# [DATA SHOWN]
::::::

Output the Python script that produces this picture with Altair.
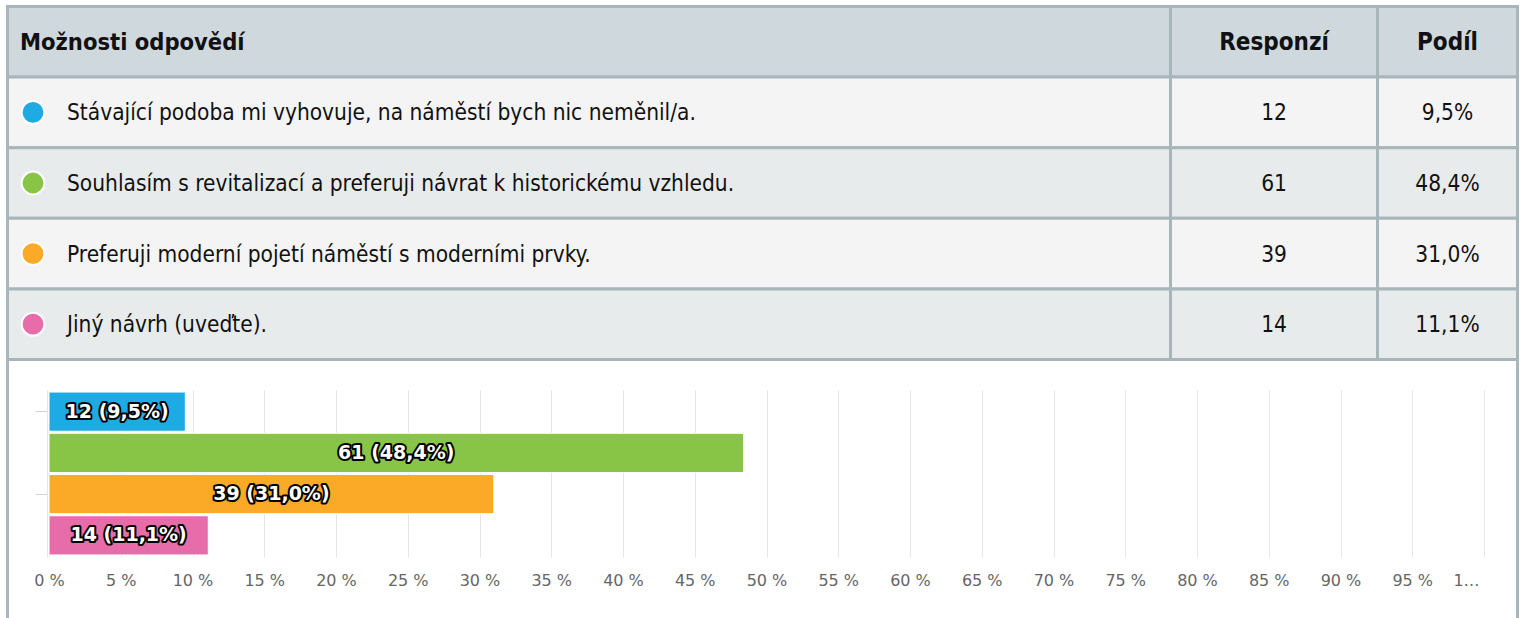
import altair as alt
import pandas as pd

# ---- data ----
options = [
    "Stávající podoba mi vyhovuje, na náměstí bych nic neměnil/a.",
    "Souhlasím s revitalizací a preferuji návrat k historickému vzhledu.",
    "Preferuji moderní pojetí náměstí s moderními prvky.",
    "Jiný návrh (uveďte).",
]
counts = [12, 61, 39, 14]
shares = [9.5, 48.4, 31.0, 11.1]
colors = ["#1eaae2", "#88c446", "#fbaa27", "#e66daa"]
headers = ["Možnosti odpovědí", "Responzí", "Podíl"]
x_ticks = list(range(0, 101, 5))

# ---- layout / style constants ----
COL_EDGES = [7.5, 1170.5, 1377.5, 1517.5]
ROW_KEYS = ["h", "r1", "r2", "r3", "r4"]
ROW_FILLS = ["#cfd8dc", "#f4f4f4", "#e8ebec", "#f4f4f4", "#e8ebec"]
BORDER = "#a8b6bb"
TFONT = "DejaVu Sans Condensed"


def cz(v):
    return f"{v:.1f}".replace(".", ",")


# table cells
cells = []
for ri, rk in enumerate(ROW_KEYS):
    for ci in range(3):
        cells.append({"row": rk, "x0": COL_EDGES[ci], "x1": COL_EDGES[ci + 1], "fill": ROW_FILLS[ri]})
cells_df = pd.DataFrame(cells)

head_df = pd.DataFrame({
    "row": ["h"] * 3,
    "text": headers,
    "x": [20, (COL_EDGES[1] + COL_EDGES[2]) / 2, (COL_EDGES[2] + COL_EDGES[3]) / 2],
    "align": ["left", "center", "center"],
})

rows_df = pd.DataFrame({
    "row": ROW_KEYS[1:],
    "option": options,
    "count": [str(c) for c in counts],
    "share": [cz(s) + "%" for s in shares],
    "color": colors,
})

yrow = alt.Y("row:N", sort=ROW_KEYS, axis=None,
             scale=alt.Scale(domain=ROW_KEYS, range=[6.5, 359.5], paddingInner=0, paddingOuter=0))

cell_layer = alt.Chart(cells_df).mark_rect(stroke=BORDER, strokeWidth=3).encode(
    x=alt.X("x0:Q", scale=None), x2="x1:Q", y=yrow, fill=alt.Fill("fill:N", scale=None)
)

head_left = alt.Chart(head_df[head_df["align"] == "left"]).mark_text(
    align="left", baseline="middle", font=TFONT, fontSize=23.5, fontWeight="bold", color="#111111", dy=1
).encode(x=alt.X("x:Q", scale=None), y=yrow, text="text:N")
head_center = alt.Chart(head_df[head_df["align"] == "center"]).mark_text(
    align="center", baseline="middle", font=TFONT, fontSize=24, fontWeight="bold", color="#111111", dy=1
).encode(x=alt.X("x:Q", scale=None), y=yrow, text="text:N")

dots = alt.Chart(rows_df).mark_point(
    shape="circle", filled=True, size=520, stroke="white", strokeWidth=2, opacity=1
).encode(x=alt.value(33), y=yrow, fill=alt.Fill("color:N", scale=None))

opt_text = alt.Chart(rows_df).mark_text(
    align="left", baseline="middle", font=TFONT, fontSize=22.5, color="#111111", dy=1
).encode(x=alt.value(67), y=yrow, text="option:N")
cnt_text = alt.Chart(rows_df).mark_text(
    align="center", baseline="middle", font=TFONT, fontSize=22.5, color="#111111", dy=1
).encode(x=alt.value((COL_EDGES[1] + COL_EDGES[2]) / 2), y=yrow, text="count:N")
shr_text = alt.Chart(rows_df).mark_text(
    align="center", baseline="middle", font=TFONT, fontSize=22.5, color="#111111", dy=1
).encode(x=alt.value((COL_EDGES[2] + COL_EDGES[3]) / 2), y=yrow, text="share:N")

table = alt.layer(cell_layer, head_left, head_center, dots, opt_text, cnt_text, shr_text).properties(
    width=1520, height=362
)

# ---- bar chart ----
bars_df = pd.DataFrame({
    "option": options,
    "share": shares,
    "mid": [s / 2 for s in shares],
    "label": [f"{c} ({cz(s)}%)" for c, s in zip(counts, shares)],
})

xscale = alt.Scale(domain=[0, 100], range=[49, 1484])
ybar = alt.Y("option:N", sort=options,
             scale=alt.Scale(domain=options, paddingInner=0.05, paddingOuter=0.05),
             axis=alt.Axis(labels=False, title=None, domain=True, domainColor="#e6e6e6",
                           offset=-47, tickSize=12, tickColor="#ccd6eb", tickWidth=1,
                           values=[options[0], options[2]], grid=False))

bars = alt.Chart(bars_df).mark_bar(stroke="white", strokeWidth=1).encode(
    x=alt.X("share:Q", scale=xscale,
            axis=alt.Axis(values=x_ticks, title=None, domain=False, ticks=False,
                          grid=True, gridColor="#e6e6e6", gridWidth=1,
                          labelFont="DejaVu Sans", labelFontSize=16, labelColor="#666666",
                          labelFlush=False, labelOverlap=False,
                          labelPadding=15,
                          labelOffset={"condition": {"test": "datum.value == 100", "value": -18}, "value": 0},
                          labelExpr="datum.value == 100 ? '1…' : datum.value + ' %'")),
    x2=alt.datum(0),
    y=ybar,
    color=alt.Color("option:N", scale=alt.Scale(domain=options, range=colors), legend=None),
)

lab_outline = alt.Chart(bars_df).mark_text(
    font="DejaVu Sans", fontSize=19, fontWeight="bold", fill="black", stroke="black",
    strokeWidth=4, strokeJoin="round", baseline="middle", align="center"
).encode(x=alt.X("mid:Q", scale=xscale), y=alt.Y("option:N", sort=options), text="label:N")
lab_fill = alt.Chart(bars_df).mark_text(
    font="DejaVu Sans", fontSize=19, fontWeight="bold", fill="white",
    baseline="middle", align="center"
).encode(x=alt.X("mid:Q", scale=xscale), y=alt.Y("option:N", sort=options), text="label:N")

one = alt.Data(values=[{"k": 1}])
left_border = alt.Chart(one).mark_rule(color=BORDER, strokeWidth=3).encode(
    x=alt.value(7.5), y=alt.value(-31), y2=alt.value(228))
right_border = alt.Chart(one).mark_rule(color=BORDER, strokeWidth=3).encode(
    x=alt.value(1517.5), y=alt.value(-31), y2=alt.value(228))

barchart = alt.layer(bars, lab_outline, lab_fill, left_border, right_border).properties(
    width=1520, height=167
)

chart = alt.vconcat(table, barchart, spacing=28, bounds="flush").properties(
    padding={"left": 0, "top": 0, "right": 0, "bottom": 0}, background="white"
).configure_view(stroke=None)

chart.save("out.html", embed_options={"renderer": "svg", "actions": False})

::::::

# [TASK OBJECTIVE]
Quote the preceding listing precisely and completely, omitting its images.

# [ANSWER TO THIS PROBLEM]
Output the Python script that produces this picture with Altair.
import altair as alt
import pandas as pd

# ---- data ----
options = [
    "Stávající podoba mi vyhovuje, na náměstí bych nic neměnil/a.",
    "Souhlasím s revitalizací a preferuji návrat k historickému vzhledu.",
    "Preferuji moderní pojetí náměstí s moderními prvky.",
    "Jiný návrh (uveďte).",
]
counts = [12, 61, 39, 14]
shares = [9.5, 48.4, 31.0, 11.1]
colors = ["#1eaae2", "#88c446", "#fbaa27", "#e66daa"]
headers = ["Možnosti odpovědí", "Responzí", "Podíl"]
x_ticks = list(range(0, 101, 5))

# ---- layout / style constants ----
COL_EDGES = [7.5, 1170.5, 1377.5, 1517.5]
ROW_KEYS = ["h", "r1", "r2", "r3", "r4"]
ROW_FILLS = ["#cfd8dc", "#f4f4f4", "#e8ebec", "#f4f4f4", "#e8ebec"]
BORDER = "#a8b6bb"
TFONT = "DejaVu Sans Condensed"


def cz(v):
    return f"{v:.1f}".replace(".", ",")


# table cells
cells = []
for ri, rk in enumerate(ROW_KEYS):
    for ci in range(3):
        cells.append({"row": rk, "x0": COL_EDGES[ci], "x1": COL_EDGES[ci + 1], "fill": ROW_FILLS[ri]})
cells_df = pd.DataFrame(cells)

head_df = pd.DataFrame({
    "row": ["h"] * 3,
    "text": headers,
    "x": [20, (COL_EDGES[1] + COL_EDGES[2]) / 2, (COL_EDGES[2] + COL_EDGES[3]) / 2],
    "align": ["left", "center", "center"],
})

rows_df = pd.DataFrame({
    "row": ROW_KEYS[1:],
    "option": options,
    "count": [str(c) for c in counts],
    "share": [cz(s) + "%" for s in shares],
    "color": colors,
})

yrow = alt.Y("row:N", sort=ROW_KEYS, axis=None,
             scale=alt.Scale(domain=ROW_KEYS, range=[6.5, 359.5], paddingInner=0, paddingOuter=0))

cell_layer = alt.Chart(cells_df).mark_rect(stroke=BORDER, strokeWidth=3).encode(
    x=alt.X("x0:Q", scale=None), x2="x1:Q", y=yrow, fill=alt.Fill("fill:N", scale=None)
)

head_left = alt.Chart(head_df[head_df["align"] == "left"]).mark_text(
    align="left", baseline="middle", font=TFONT, fontSize=23.5, fontWeight="bold", color="#111111", dy=1
).encode(x=alt.X("x:Q", scale=None), y=yrow, text="text:N")
head_center = alt.Chart(head_df[head_df["align"] == "center"]).mark_text(
    align="center", baseline="middle", font=TFONT, fontSize=24, fontWeight="bold", color="#111111", dy=1
).encode(x=alt.X("x:Q", scale=None), y=yrow, text="text:N")

dots = alt.Chart(rows_df).mark_point(
    shape="circle", filled=True, size=520, stroke="white", strokeWidth=2, opacity=1
).encode(x=alt.value(33), y=yrow, fill=alt.Fill("color:N", scale=None))

opt_text = alt.Chart(rows_df).mark_text(
    align="left", baseline="middle", font=TFONT, fontSize=22.5, color="#111111", dy=1
).encode(x=alt.value(67), y=yrow, text="option:N")
cnt_text = alt.Chart(rows_df).mark_text(
    align="center", baseline="middle", font=TFONT, fontSize=22.5, color="#111111", dy=1
).encode(x=alt.value((COL_EDGES[1] + COL_EDGES[2]) / 2), y=yrow, text="count:N")
shr_text = alt.Chart(rows_df).mark_text(
    align="center", baseline="middle", font=TFONT, fontSize=22.5, color="#111111", dy=1
).encode(x=alt.value((COL_EDGES[2] + COL_EDGES[3]) / 2), y=yrow, text="share:N")

table = alt.layer(cell_layer, head_left, head_center, dots, opt_text, cnt_text, shr_text).properties(
    width=1520, height=362
)

# ---- bar chart ----
bars_df = pd.DataFrame({
    "option": options,
    "share": shares,
    "mid": [s / 2 for s in shares],
    "label": [f"{c} ({cz(s)}%)" for c, s in zip(counts, shares)],
})

xscale = alt.Scale(domain=[0, 100], range=[49, 1484])
ybar = alt.Y("option:N", sort=options,
             scale=alt.Scale(domain=options, paddingInner=0.05, paddingOuter=0.05),
             axis=alt.Axis(labels=False, title=None, domain=True, domainColor="#e6e6e6",
                           offset=-47, tickSize=12, tickColor="#ccd6eb", tickWidth=1,
                           values=[options[0], options[2]], grid=False))

bars = alt.Chart(bars_df).mark_bar(stroke="white", strokeWidth=1).encode(
    x=alt.X("share:Q", scale=xscale,
            axis=alt.Axis(values=x_ticks, title=None, domain=False, ticks=False,
                          grid=True, gridColor="#e6e6e6", gridWidth=1,
                          labelFont="DejaVu Sans", labelFontSize=16, labelColor="#666666",
                          labelFlush=False, labelOverlap=False,
                          labelPadding=15,
                          labelOffset={"condition": {"test": "datum.value == 100", "value": -18}, "value": 0},
                          labelExpr="datum.value == 100 ? '1…' : datum.value + ' %'")),
    x2=alt.datum(0),
    y=ybar,
    color=alt.Color("option:N", scale=alt.Scale(domain=options, range=colors), legend=None),
)

lab_outline = alt.Chart(bars_df).mark_text(
    font="DejaVu Sans", fontSize=19, fontWeight="bold", fill="black", stroke="black",
    strokeWidth=4, strokeJoin="round", baseline="middle", align="center"
).encode(x=alt.X("mid:Q", scale=xscale), y=alt.Y("option:N", sort=options), text="label:N")
lab_fill = alt.Chart(bars_df).mark_text(
    font="DejaVu Sans", fontSize=19, fontWeight="bold", fill="white",
    baseline="middle", align="center"
).encode(x=alt.X("mid:Q", scale=xscale), y=alt.Y("option:N", sort=options), text="label:N")

one = alt.Data(values=[{"k": 1}])
left_border = alt.Chart(one).mark_rule(color=BORDER, strokeWidth=3).encode(
    x=alt.value(7.5), y=alt.value(-31), y2=alt.value(228))
right_border = alt.Chart(one).mark_rule(color=BORDER, strokeWidth=3).encode(
    x=alt.value(1517.5), y=alt.value(-31), y2=alt.value(228))

barchart = alt.layer(bars, lab_outline, lab_fill, left_border, right_border).properties(
    width=1520, height=167
)

chart = alt.vconcat(table, barchart, spacing=28, bounds="flush").properties(
    padding={"left": 0, "top": 0, "right": 0, "bottom": 0}, background="white"
).configure_view(stroke=None)

chart.save("out.html", embed_options={"renderer": "svg", "actions": False})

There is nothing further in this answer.